O. Gehry. Quest’ultimo è considerato da Moore uno dei
più abili a gestire il ‘nuovo strano mondo della città
contemporanea’.
Un mio
progetto che maggiormente si avvicina per tematiche e
modalità alle questioni che Vertigo ci propone è quello della tesi di laurea;
esso insiste nella fascia adiacente le Mura Vaticane collocandosi fra due preesistenze
forti: la città del Vaticano con i suoi Musei e il quartiere a maglia
ottocentesca di Prati con le sue infrastrutture. L’eterogeneità del contesto edificato, in prevalenza un’espansione del
quartiere del secondo dopoguerra di scarso valore storico/architettonico, nel
confrontarsi con i caratteri geomorfologici del sito
ha lasciato numerosi spazi interstiziali irrisolti che aumentano il valore
strategico dell’area.
Alla
scala urbana il progetto si sviluppa secondo un sistema di assi
che capillarmente si distribuiscono lungo la fascia mettendo in forma quelle
relazioni che la caratterizzano nei suoi interstizi. La strategia consiste nella valorizzazione
dello spazio trasformabile con interventi, fra/negli edifici da
mantenere/sostituire, che fanno riferimento a modalità chiarite alla scala
architettonica, e consolidate nella cultura contemporanea della trasformazione
nella città esistente, che includono quelli citati da Moore,
dei quali fra gli altri: la Tate Gallery of Modern Art di Erzog&De Meuron a Londra, il Museo Ebraico di Libeskind a Berlino,
il Cinema di Coop Himmelbalu
a Dresda, il Reichstag secondo il progetto di Foster.
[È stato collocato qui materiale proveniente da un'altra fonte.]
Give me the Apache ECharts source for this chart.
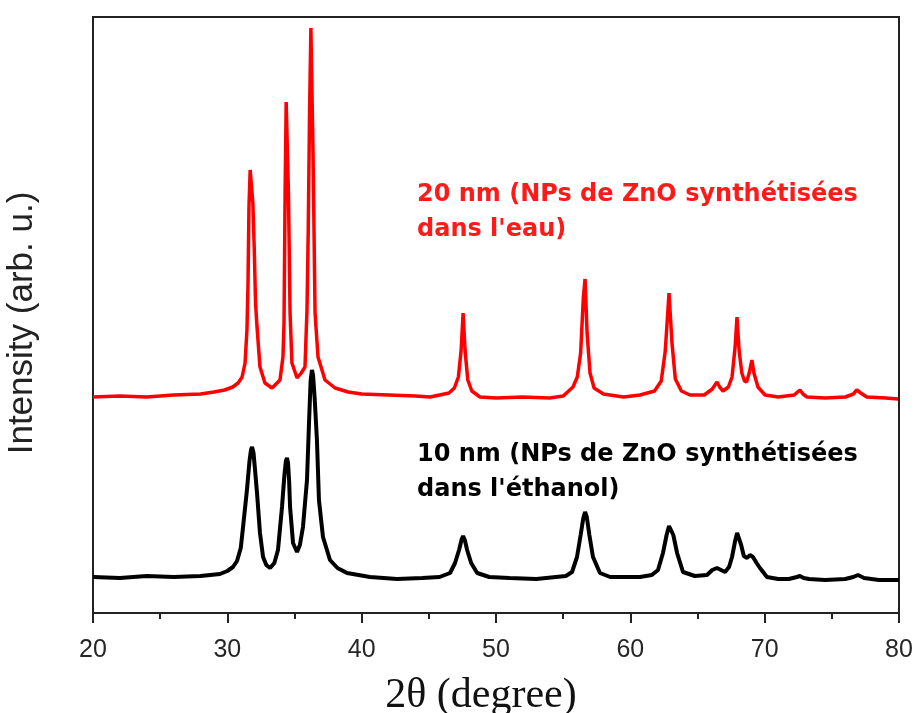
<!DOCTYPE html>
<html>
<head>
<meta charset="utf-8">
<script src="https://cdn.jsdelivr.net/npm/echarts@6/dist/echarts.min.js"></script>
<style>
html,body{margin:0;padding:0;background:#fff;}
#chart{width:915px;height:713px;}
</style>
</head>
<body>
<div id="chart"></div>
<script>
// X axis
var xMin = 20, xMax = 80, xStep = 10;

// 20 nm sample (red), 2θ positions and intensities (arb. u., offset trace)
var twoThetaRed = [20.0,22,24,26,28,29.0,29.8,30.4,30.8,31.1,31.32,31.46,31.54,31.61,31.70,31.80,31.90,32.0,32.1,32.21,32.43,32.8,33.33,33.92,34.14,34.22,34.30,34.38,34.46,34.55,34.67,34.81,35.19,35.5,35.78,35.93,36.02,36.12,36.22,36.30,36.38,36.53,36.75,37.27,38.02,39,40,42,44,45.1,46.5,46.9,47.2,47.4,47.55,47.7,47.9,48.2,48.81,50,52,54,55,55.73,56.05,56.3,56.5,56.63,56.78,57.0,57.3,58.0,58.49,59.5,60.72,61.8,62.3,62.6,62.88,63.1,63.35,63.8,64.44,65.5,66.1,66.3,66.45,66.65,66.9,67.3,67.57,67.8,67.94,68.1,68.3,68.5,68.65,68.85,69.05,69.2,69.5,70.03,71,72.2,72.45,72.63,72.85,73.15,74.5,76,76.6,76.85,76.95,77.15,77.6,79,79.93];
var intensityRed = [216,217,216,218,219,221,223,226,230,236,250,283,330,406,443,443,410,366,310,286,246,230,225,233,256,290,420,511,511,420,300,250,235,240,246,303,380,500,585,585,460,300,256,233,225,221,219,218,217,216,220,225,236,262,300,262,233,222,216,215,216,215,217,226,236,260,315,334,280,240,225,219,218,216,218,222,232,262,320,270,234,222,218,218,224,228,231,226,222,226,236,266,296,262,240,232,231,240,253,240,226,218,216,218,221,223,219,216,215,216,219,223,225,220,216,215,214];

// 10 nm sample (black)
var twoThetaBlack = [20.0,22,24,26,28,29.45,30.0,30.42,30.72,31.0,31.17,31.46,31.65,31.76,31.84,31.95,32.05,32.21,32.43,32.66,32.9,33.18,33.5,33.77,34.07,34.25,34.36,34.44,34.52,34.6,34.67,34.89,35.19,35.4,35.63,35.93,36.08,36.2,36.3,36.38,36.5,36.67,36.82,37.12,37.64,38.2,38.91,40.62,42.63,44.5,45.8,46.58,46.95,47.25,47.45,47.55,47.68,47.85,48.15,48.6,49.5,51,53,55.2,55.66,56.03,56.3,56.5,56.63,56.76,56.95,57.22,57.74,58.5,60.72,61.6,62.06,62.43,62.7,62.88,62.98,63.2,63.48,63.92,64.8,65.71,66.1,66.45,66.75,67.05,67.35,67.57,67.8,67.95,68.05,68.25,68.45,68.69,68.9,69.13,69.4,69.65,70.17,71,71.8,72.4,72.63,72.9,73.3,74.5,76,76.6,76.95,77.4,78.5,80];
var intensityBlack = [36,35,37,36,37,39,42,46,52,65,86,123,152,163,166,160,145,120,80,56,48,45,50,63,106,138,152,155,150,132,106,70,61,68,86,133,190,232,243,238,215,173,113,76,53,45,40,36,34,35,36,40,50,63,74,77,73,63,50,40,36,35,34,37,41,56,78,95,101,96,78,56,40,36,36,38,43,60,78,87,88,78,60,41,37,38,43,45,43,41,46,56,72,80,81,68,57,55,58,56,50,45,36,34,34,36,37,35,34,33,34,36,38,35,33,33];

var labelRed = ["20 nm (NPs de ZnO synthétisées", "dans l'eau)"];
var labelBlack = ["10 nm (NPs de ZnO synthétisées", "dans l'éthanol)"];
var xTitle = "2θ (degree)";
var yTitle = "Intensity (arb. u.)";

function pairs(xs, ys){ return xs.map(function(x,i){ return [x, ys[i]]; }); }

var chart = echarts.init(document.getElementById('chart'), null, {renderer:'canvas'});
chart.setOption({
  animation:false,
  backgroundColor:'#fff',
  grid:{left:93, right:16, top:17, bottom:100, containLabel:false, outerBoundsMode:'none',
        show:true, borderColor:'#222', borderWidth:2, backgroundColor:'transparent'},
  xAxis:{
    type:'value', min:xMin, max:xMax, interval:xStep,
    name:xTitle, nameLocation:'middle', nameGap:62,
    nameTextStyle:{fontFamily:'Liberation Serif', fontSize:42, color:'#111', padding:[0,30,0,0]},
    axisLine:{show:true, lineStyle:{color:'#222', width:2}},
    axisTick:{show:true, inside:false, length:10, lineStyle:{color:'#222', width:2}},
    minorTick:{show:true, splitNumber:2, length:6, lineStyle:{color:'#222', width:2}},
    axisLabel:{fontFamily:'Liberation Sans', fontSize:25, color:'#262626', margin:25},
    splitLine:{show:false}
  },
  yAxis:{
    type:'value', min:0, max:596,
    name:yTitle, nameLocation:'middle', nameGap:53,
    nameTextStyle:{fontFamily:'Liberation Sans', fontSize:35, color:'#222', padding:[0,16,0,0]},
    axisLine:{show:true, lineStyle:{color:'#222', width:2}},
    axisTick:{show:false}, axisLabel:{show:false}, splitLine:{show:false}
  },
  series:[
    {type:'line', data:pairs(twoThetaRed, intensityRed), showSymbol:false, symbol:'none',
     lineStyle:{color:'#ff0000', width:3.5}, z:2},
    {type:'line', data:pairs(twoThetaBlack, intensityBlack), showSymbol:false, symbol:'none',
     lineStyle:{color:'#000000', width:4}, z:3}
  ],
  graphic:[
    {type:'text', left:417, top:177, style:{text:labelRed.join('\n'), font:'bold 24px "DejaVu Sans"', fill:'#ff1a1a', lineHeight:35}},
    {type:'text', left:417, top:437, style:{text:labelBlack.join('\n'), font:'bold 24px "DejaVu Sans"', fill:'#000', lineHeight:35}}
  ]
});
</script>
</body>
</html>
Il passaggio fra le scale urbana e architettonica comporta la suddivisione del
progetto in sistemi minori fortemente correlati;
l’operazione predispone la concreta realizzabilità per fasi gestita secondo
tecniche di project financing in collaborazione tra
pubblico e privato.
La questione progettuale è riassunta in
tre tematiche: il confronto fra i tessuti della città
implementato dall’inserimento del nuovo/dalla modifica dell’esistente secondo
un linguaggio autonomo; l’interstizio come risorsa progettuale in termini si
spazio valorizzabile; il progetto di oggetti architettonici che sono degli
ibridi per le funzioni che ospitano.